Start EXERCISE DATA

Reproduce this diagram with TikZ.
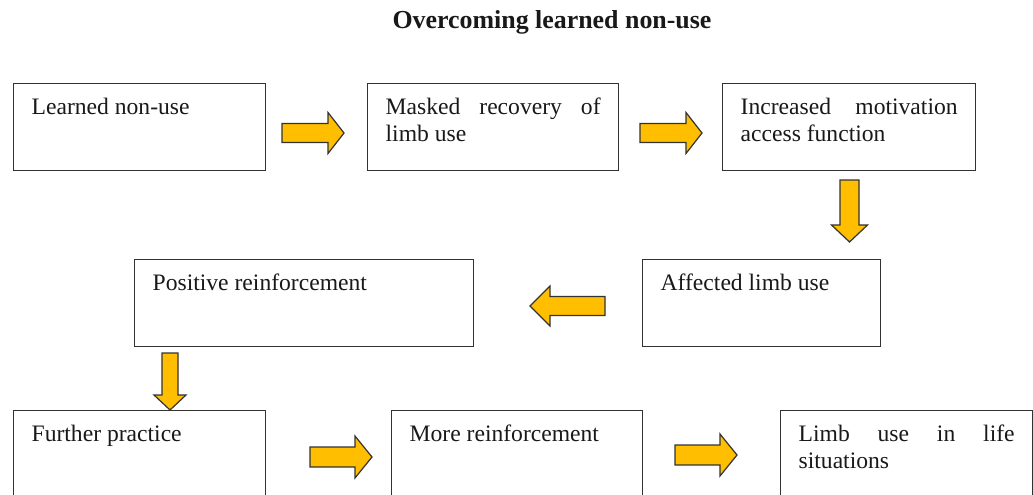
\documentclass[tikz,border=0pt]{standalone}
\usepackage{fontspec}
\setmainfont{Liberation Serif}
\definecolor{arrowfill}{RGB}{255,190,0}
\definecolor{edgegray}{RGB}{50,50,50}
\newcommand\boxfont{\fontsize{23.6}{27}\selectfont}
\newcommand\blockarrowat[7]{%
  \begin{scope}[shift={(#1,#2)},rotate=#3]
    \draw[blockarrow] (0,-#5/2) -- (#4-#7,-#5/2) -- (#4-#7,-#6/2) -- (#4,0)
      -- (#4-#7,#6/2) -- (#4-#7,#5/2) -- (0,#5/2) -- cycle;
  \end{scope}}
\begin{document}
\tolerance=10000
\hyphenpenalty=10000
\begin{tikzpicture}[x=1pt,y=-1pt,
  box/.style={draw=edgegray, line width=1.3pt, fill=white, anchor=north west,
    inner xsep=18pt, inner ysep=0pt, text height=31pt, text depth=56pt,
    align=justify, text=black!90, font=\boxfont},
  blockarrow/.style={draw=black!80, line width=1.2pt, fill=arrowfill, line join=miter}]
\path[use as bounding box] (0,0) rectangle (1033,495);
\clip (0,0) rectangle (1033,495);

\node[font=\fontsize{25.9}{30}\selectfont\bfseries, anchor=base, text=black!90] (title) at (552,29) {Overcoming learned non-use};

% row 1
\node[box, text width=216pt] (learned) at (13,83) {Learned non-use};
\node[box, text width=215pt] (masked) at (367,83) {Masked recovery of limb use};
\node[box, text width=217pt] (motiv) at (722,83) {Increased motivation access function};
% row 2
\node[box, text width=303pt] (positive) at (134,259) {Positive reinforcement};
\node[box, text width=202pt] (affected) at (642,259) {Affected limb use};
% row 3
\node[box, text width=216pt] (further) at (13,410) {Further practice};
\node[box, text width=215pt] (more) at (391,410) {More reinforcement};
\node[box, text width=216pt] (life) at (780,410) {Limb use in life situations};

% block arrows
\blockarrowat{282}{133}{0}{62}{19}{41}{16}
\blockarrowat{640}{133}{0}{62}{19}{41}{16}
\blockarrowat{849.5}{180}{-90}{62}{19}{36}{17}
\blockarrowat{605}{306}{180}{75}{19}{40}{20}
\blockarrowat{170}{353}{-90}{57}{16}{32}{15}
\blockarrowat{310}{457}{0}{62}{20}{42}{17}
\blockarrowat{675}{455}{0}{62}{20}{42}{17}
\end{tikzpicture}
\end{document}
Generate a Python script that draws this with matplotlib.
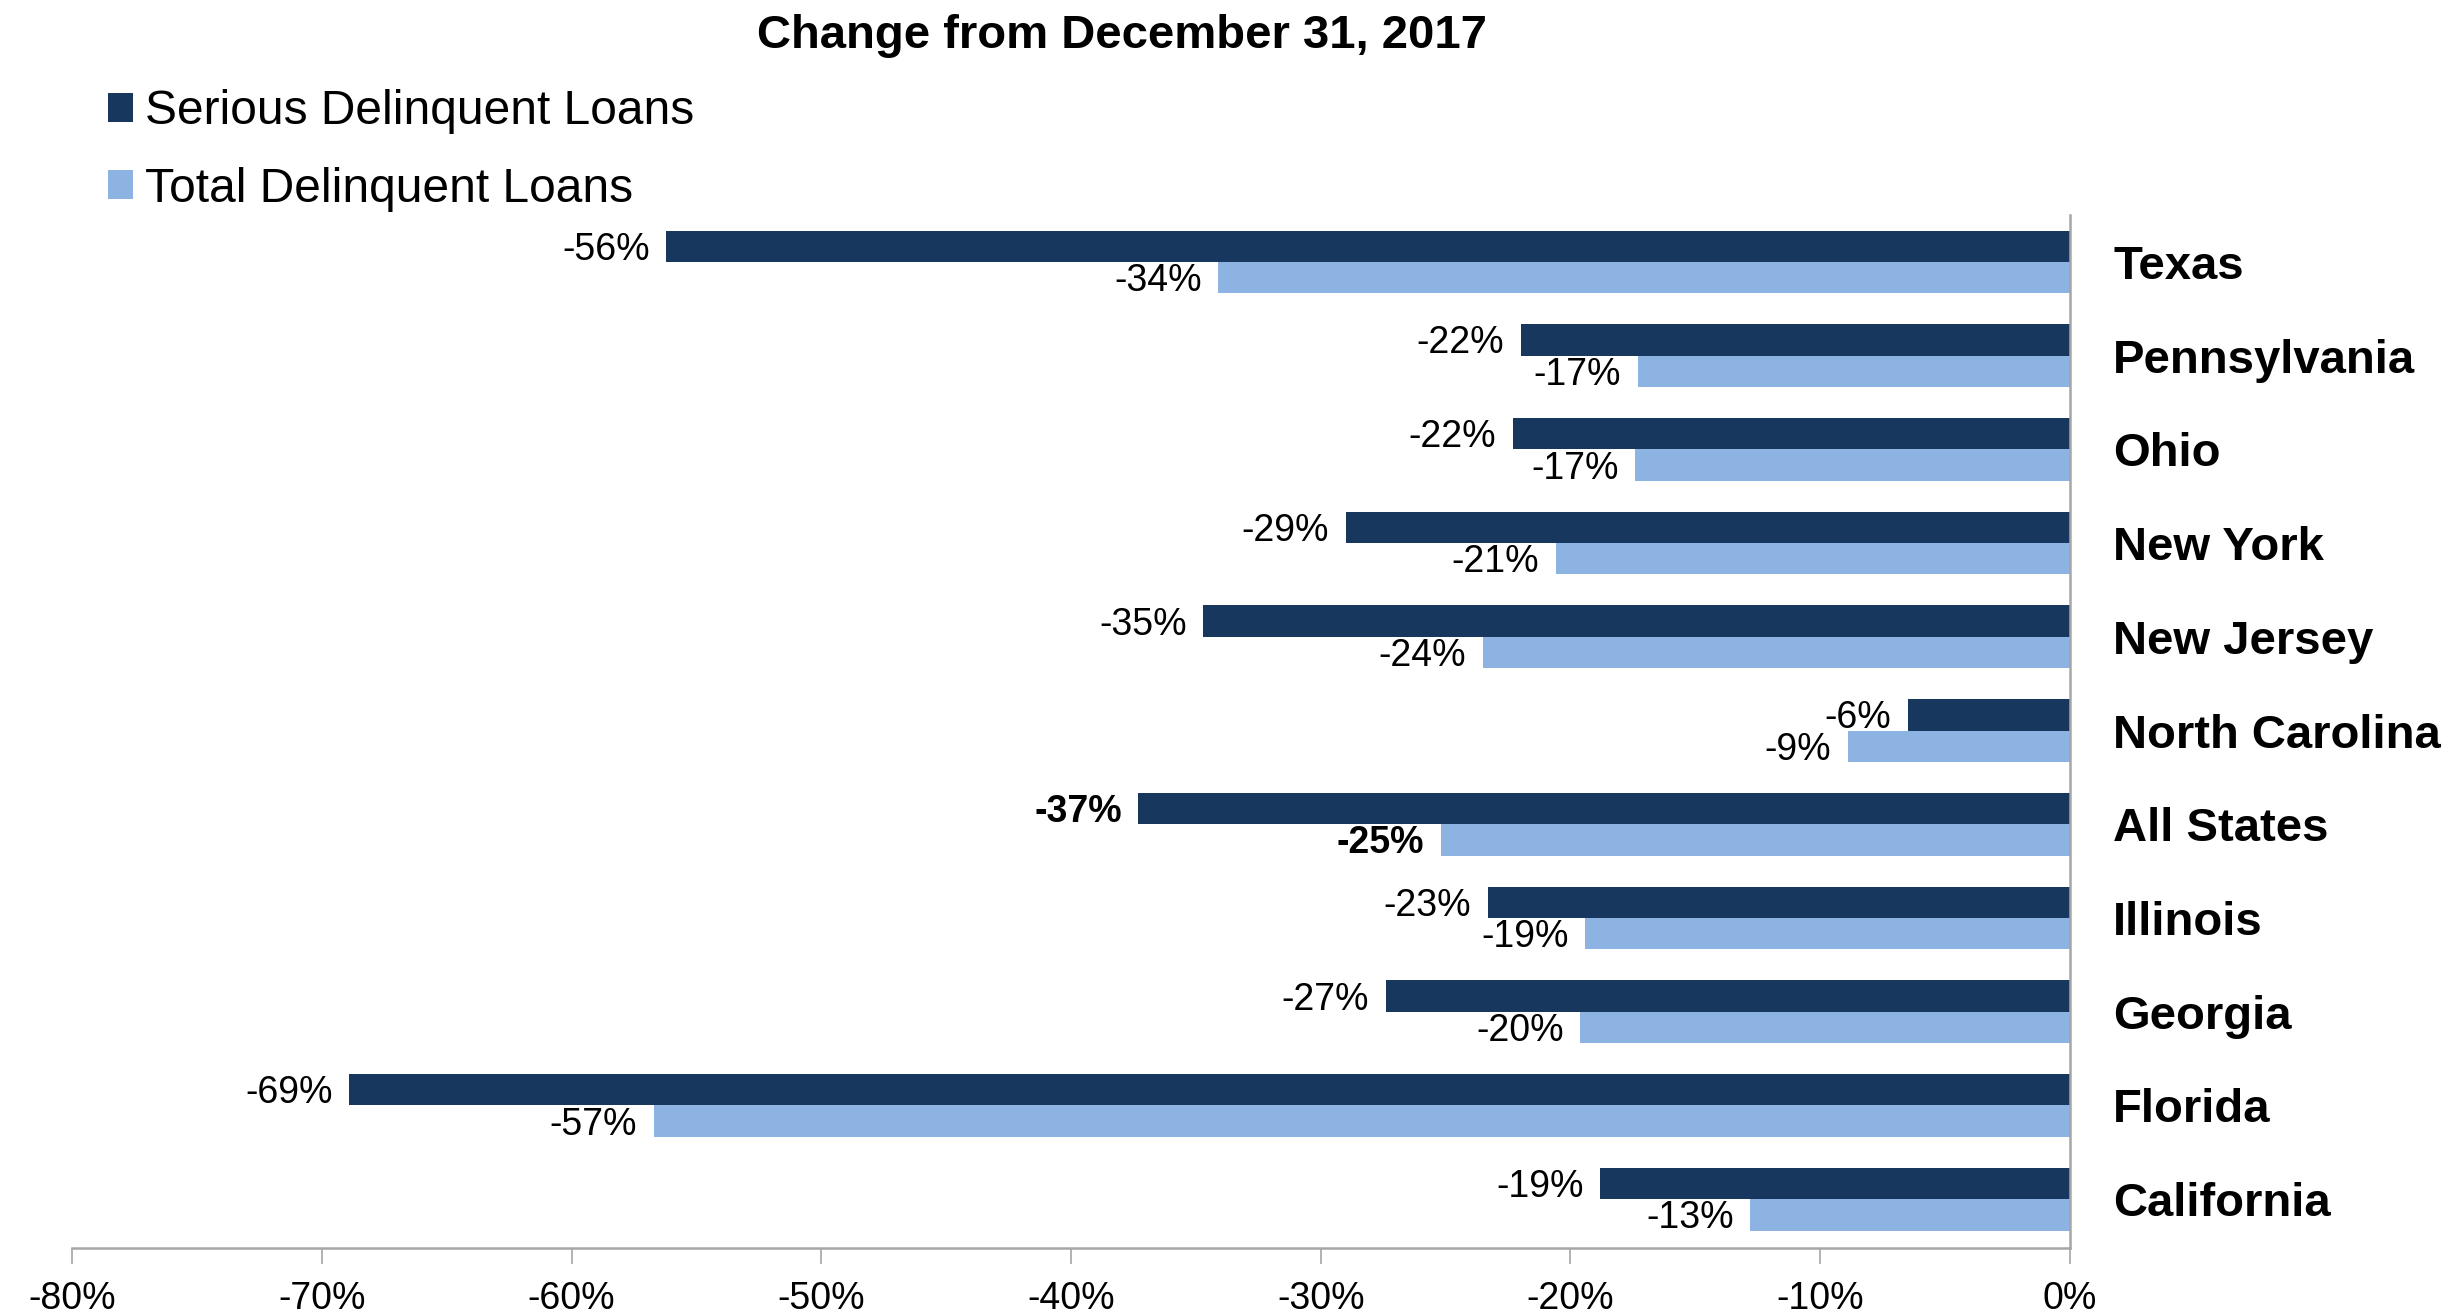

End EXERCISE DATA

Retype every record above exactly as written, but leave out the pictures.

TASK RESULT
Reproduce this diagram with TikZ.
\documentclass[tikz,border=0pt]{standalone}
\usepackage{fontspec}
\setmainfont{Liberation Serif}
\definecolor{arrowfill}{RGB}{255,190,0}
\definecolor{edgegray}{RGB}{50,50,50}
\newcommand\boxfont{\fontsize{23.6}{27}\selectfont}
\newcommand\blockarrowat[7]{%
  \begin{scope}[shift={(#1,#2)},rotate=#3]
    \draw[blockarrow] (0,-#5/2) -- (#4-#7,-#5/2) -- (#4-#7,-#6/2) -- (#4,0)
      -- (#4-#7,#6/2) -- (#4-#7,#5/2) -- (0,#5/2) -- cycle;
  \end{scope}}
\begin{document}
\tolerance=10000
\hyphenpenalty=10000
\begin{tikzpicture}[x=1pt,y=-1pt,
  box/.style={draw=edgegray, line width=1.3pt, fill=white, anchor=north west,
    inner xsep=18pt, inner ysep=0pt, text height=31pt, text depth=56pt,
    align=justify, text=black!90, font=\boxfont},
  blockarrow/.style={draw=black!80, line width=1.2pt, fill=arrowfill, line join=miter}]
\path[use as bounding box] (0,0) rectangle (1033,495);
\clip (0,0) rectangle (1033,495);

\node[font=\fontsize{25.9}{30}\selectfont\bfseries, anchor=base, text=black!90] (title) at (552,29) {Overcoming learned non-use};

% row 1
\node[box, text width=216pt] (learned) at (13,83) {Learned non-use};
\node[box, text width=215pt] (masked) at (367,83) {Masked recovery of limb use};
\node[box, text width=217pt] (motiv) at (722,83) {Increased motivation access function};
% row 2
\node[box, text width=303pt] (positive) at (134,259) {Positive reinforcement};
\node[box, text width=202pt] (affected) at (642,259) {Affected limb use};
% row 3
\node[box, text width=216pt] (further) at (13,410) {Further practice};
\node[box, text width=215pt] (more) at (391,410) {More reinforcement};
\node[box, text width=216pt] (life) at (780,410) {Limb use in life situations};

% block arrows
\blockarrowat{282}{133}{0}{62}{19}{41}{16}
\blockarrowat{640}{133}{0}{62}{19}{41}{16}
\blockarrowat{849.5}{180}{-90}{62}{19}{36}{17}
\blockarrowat{605}{306}{180}{75}{19}{40}{20}
\blockarrowat{170}{353}{-90}{57}{16}{32}{15}
\blockarrowat{310}{457}{0}{62}{20}{42}{17}
\blockarrowat{675}{455}{0}{62}{20}{42}{17}
\end{tikzpicture}
\end{document}
Generate a Python script that draws this with matplotlib.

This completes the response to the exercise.